Stambia will perform the operations directly on the NFS Gateway, so there is nothing to be done Stambia side for the Kerberos security when using this API.

This is the NFS Gateway that must be configured to use Kerberos.

Please refer to the Apache documentation for more information on how to do this.

Definition of the HDFS folders

The server and API properties being configured, you can now create in your Metadata the HDFS Folder nodes on which you are planning to work.

Right click on the root node, and choose New > Folder

HDFSNewFolder

Then, specify the HDFS path of the folder.

HDFSFolder

Performing HDFS operations

Once the Metadata is configured, you can now start making operations on HDFS.

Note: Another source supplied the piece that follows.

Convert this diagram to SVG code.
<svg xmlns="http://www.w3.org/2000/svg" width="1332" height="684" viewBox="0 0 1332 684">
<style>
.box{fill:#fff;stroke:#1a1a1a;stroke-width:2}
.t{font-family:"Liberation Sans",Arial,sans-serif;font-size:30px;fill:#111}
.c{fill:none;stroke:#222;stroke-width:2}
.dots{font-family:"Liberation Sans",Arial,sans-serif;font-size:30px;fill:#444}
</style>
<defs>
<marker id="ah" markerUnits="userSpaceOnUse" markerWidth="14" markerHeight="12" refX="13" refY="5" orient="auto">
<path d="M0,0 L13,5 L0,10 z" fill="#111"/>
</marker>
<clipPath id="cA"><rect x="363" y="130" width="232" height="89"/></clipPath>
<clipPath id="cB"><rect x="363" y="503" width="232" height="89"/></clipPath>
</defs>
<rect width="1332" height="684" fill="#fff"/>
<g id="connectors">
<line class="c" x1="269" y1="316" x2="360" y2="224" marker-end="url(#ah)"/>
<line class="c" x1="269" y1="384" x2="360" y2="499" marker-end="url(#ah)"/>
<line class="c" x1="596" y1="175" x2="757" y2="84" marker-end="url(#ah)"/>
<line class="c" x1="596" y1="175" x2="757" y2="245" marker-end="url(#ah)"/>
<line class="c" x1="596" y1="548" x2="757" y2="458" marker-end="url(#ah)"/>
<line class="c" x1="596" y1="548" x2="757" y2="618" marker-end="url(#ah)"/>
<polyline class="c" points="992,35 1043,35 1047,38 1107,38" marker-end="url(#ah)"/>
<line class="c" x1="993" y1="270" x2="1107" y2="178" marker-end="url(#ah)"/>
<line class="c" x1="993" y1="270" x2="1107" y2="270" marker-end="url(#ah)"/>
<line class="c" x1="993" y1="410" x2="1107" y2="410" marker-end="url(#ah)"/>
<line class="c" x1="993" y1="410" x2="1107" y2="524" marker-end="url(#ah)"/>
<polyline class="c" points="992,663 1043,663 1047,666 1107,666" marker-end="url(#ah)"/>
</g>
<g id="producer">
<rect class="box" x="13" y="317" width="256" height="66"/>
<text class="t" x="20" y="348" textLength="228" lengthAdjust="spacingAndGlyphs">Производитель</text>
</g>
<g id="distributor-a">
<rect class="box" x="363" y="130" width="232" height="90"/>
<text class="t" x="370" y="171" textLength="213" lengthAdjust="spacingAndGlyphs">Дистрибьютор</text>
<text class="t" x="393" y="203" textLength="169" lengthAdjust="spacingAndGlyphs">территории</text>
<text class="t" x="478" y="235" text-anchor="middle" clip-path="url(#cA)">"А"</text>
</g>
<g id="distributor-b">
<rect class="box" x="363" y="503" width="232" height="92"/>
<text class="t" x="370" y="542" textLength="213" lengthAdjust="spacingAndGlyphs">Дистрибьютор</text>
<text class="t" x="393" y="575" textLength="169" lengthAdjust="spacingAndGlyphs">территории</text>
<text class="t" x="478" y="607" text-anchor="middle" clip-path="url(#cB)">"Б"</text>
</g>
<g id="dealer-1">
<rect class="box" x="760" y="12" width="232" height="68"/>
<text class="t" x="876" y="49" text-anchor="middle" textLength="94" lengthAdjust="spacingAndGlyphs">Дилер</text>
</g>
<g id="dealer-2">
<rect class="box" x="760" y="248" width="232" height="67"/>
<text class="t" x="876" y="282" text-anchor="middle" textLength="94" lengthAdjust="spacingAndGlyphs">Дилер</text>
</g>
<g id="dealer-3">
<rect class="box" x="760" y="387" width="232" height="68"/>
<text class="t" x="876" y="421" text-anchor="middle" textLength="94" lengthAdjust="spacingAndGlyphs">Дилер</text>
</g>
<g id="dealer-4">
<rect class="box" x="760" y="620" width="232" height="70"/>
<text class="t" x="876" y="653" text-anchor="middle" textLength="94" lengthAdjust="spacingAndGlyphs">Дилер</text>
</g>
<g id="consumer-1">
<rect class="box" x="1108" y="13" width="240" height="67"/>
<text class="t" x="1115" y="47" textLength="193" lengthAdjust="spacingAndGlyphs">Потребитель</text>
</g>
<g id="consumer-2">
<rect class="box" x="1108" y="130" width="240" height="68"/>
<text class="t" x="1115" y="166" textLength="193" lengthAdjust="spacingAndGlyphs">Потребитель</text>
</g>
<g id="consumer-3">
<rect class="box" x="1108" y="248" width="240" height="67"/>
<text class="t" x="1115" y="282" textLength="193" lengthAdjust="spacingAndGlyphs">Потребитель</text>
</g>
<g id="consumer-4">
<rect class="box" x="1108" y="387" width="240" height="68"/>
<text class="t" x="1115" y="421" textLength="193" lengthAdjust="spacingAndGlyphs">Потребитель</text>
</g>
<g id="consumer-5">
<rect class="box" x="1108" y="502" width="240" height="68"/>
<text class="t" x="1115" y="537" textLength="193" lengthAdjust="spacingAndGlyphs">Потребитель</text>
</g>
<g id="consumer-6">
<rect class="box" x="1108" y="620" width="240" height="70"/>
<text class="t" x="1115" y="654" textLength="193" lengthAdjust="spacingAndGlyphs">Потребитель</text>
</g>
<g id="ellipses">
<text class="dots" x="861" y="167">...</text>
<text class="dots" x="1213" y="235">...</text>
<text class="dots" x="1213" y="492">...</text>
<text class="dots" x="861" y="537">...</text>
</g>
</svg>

You have for this at your disposal a list of TOOLS dedicated to each operation, which you can find under the Hadoop Templates.

templates.hadoop/hdfs

The following tools are available:

Name	Description
TOOL HDFS File Mkdir	Create an HDFS directory
TOOL HDFS File Put	Send a file to HDFS
TOOL HDFS File Mv	Move a file or folder between
TOOL HDFS File Get	Retrieve a file from HDFS locally
TOOL HDFS File Set Properties	Set properties on a file or directory, such as permissions, owner, group, or replication
TOOL HDFS File Delete	Delete a file or folder from HDFS

Using the tools

To use the tools presented earlier, follow these steps:

Drag and drop the tool in a Process
Drag and drop HDFS Metadata Link in the Process or directly on the tool
Set the properties accordingly to your needs

Example:

HDFSToolPut

In this example we are using the tool dedicated to send files to HDFS.

For this we drag and dropped the tool on the process(1), our source file Metadata node (2), our target HDFS directory (2), and filled the parameters (3).

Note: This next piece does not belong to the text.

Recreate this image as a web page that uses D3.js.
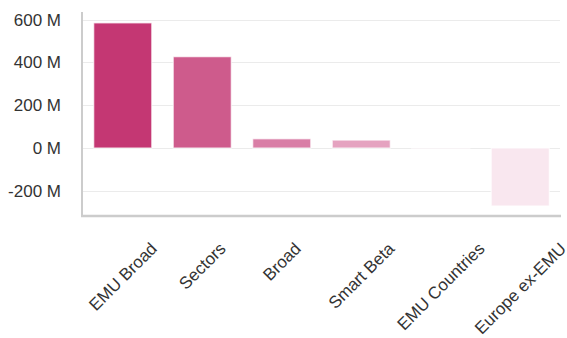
<!DOCTYPE html>
<html>
<head>
<meta charset="utf-8">
<script src="https://cdn.jsdelivr.net/npm/d3@7"></script>
<style>
  html, body { margin: 0; padding: 0; background: #fff; }
  svg { display: block; font-family: "Liberation Sans", Arial, Helvetica, sans-serif; }
</style>
</head>
<body>
<svg id="chart" width="567" height="338"></svg>
<script>
const categories = ["EMU Broad", "Sectors", "Broad", "Smart Beta", "EMU Countries", "Europe ex-EMU"];
const values = [585, 427, 43, 37, -1, -271]; // millions
const barColors = ["#c43773", "#ce5b8c", "#d97ea6", "#e5a3c0", "#f0c7d9", "#f9e7ef"];
const yTicks = [-200, 0, 200, 400, 600];
const yDomain = [-318, 636];

(function () {
const svg = d3.select("#chart");
const pL = 83, pR = 560, pT = 12, pB = 216;

const x = d3.scaleBand().domain(categories).range([pL, pR]).paddingInner(0.27).paddingOuter(0.135);
const y = d3.scaleLinear().domain(yDomain).range([pB, pT]);

// gridlines
svg.append("g").selectAll("line").data(yTicks).join("line")
  .attr("x1", pL).attr("x2", pR)
  .attr("y1", d => Math.round(y(d)) + 0.5).attr("y2", d => Math.round(y(d)) + 0.5)
  .attr("stroke", "#ebebeb").attr("stroke-width", 1);

// y axis labels
const yAxis = d3.axisLeft(y).tickValues(yTicks).tickSize(0).tickPadding(22)
  .tickFormat(d => d + " M");
const ya = svg.append("g").attr("transform", `translate(${pL},0)`).call(yAxis);
ya.select(".domain").remove();
ya.selectAll("text").attr("font-size", 17).attr("fill", "#333")
  .attr("font-family", "Liberation Sans, Arial, sans-serif");

// bars
svg.append("g").selectAll("rect").data(categories).join("rect")
  .attr("x", d => x(d))
  .attr("width", x.bandwidth())
  .attr("y", (d, i) => y(Math.max(0, values[i])))
  .attr("height", (d, i) => Math.abs(y(values[i]) - y(0)))
  .attr("fill", (d, i) => barColors[i])
  .attr("stroke", "#ffffff").attr("stroke-width", 1.2).attr("stroke-opacity", 0.7);

// axis lines
svg.append("line").attr("x1", pL - 1).attr("x2", pL - 1).attr("y1", pT).attr("y2", pB + 1)
  .attr("stroke", "#cccccc").attr("stroke-width", 2);
svg.append("line").attr("x1", pL - 2).attr("x2", pR + 1).attr("y1", pB).attr("y2", pB)
  .attr("stroke", "#cccccc").attr("stroke-width", 2.5);

// x labels: rotated -45, bounding box centered on bar, top aligned
const labelTop = 241;
const fs = 17;
const xl = svg.append("g");
categories.forEach(c => {
  const t = xl.append("text")
    .attr("font-size", fs).attr("fill", "#333")
    .attr("text-anchor", "middle")
    .attr("dy", "0.35em")
    .text(c);
  const L = t.node().getComputedTextLength();
  const h = fs * 0.75;
  const cx = x(c) + x.bandwidth() / 2;
  const cy = labelTop + (L + h) / (2 * Math.SQRT2);
  t.attr("transform", `translate(${cx},${cy}) rotate(-45)`);
});
})();
</script>
</body>
</html>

We are using here XPATH expressions to retrieve automatically the paths information from the Metadata Links.

Note: For further information, please consult the tool's Process and parameters description.

Demonstration Project

The Hadoop demonstration project that you can find on the download page contains examples for most of the HDFS Tools.

Do not hesitate to have a look at this project to find samples and examples on how to use them.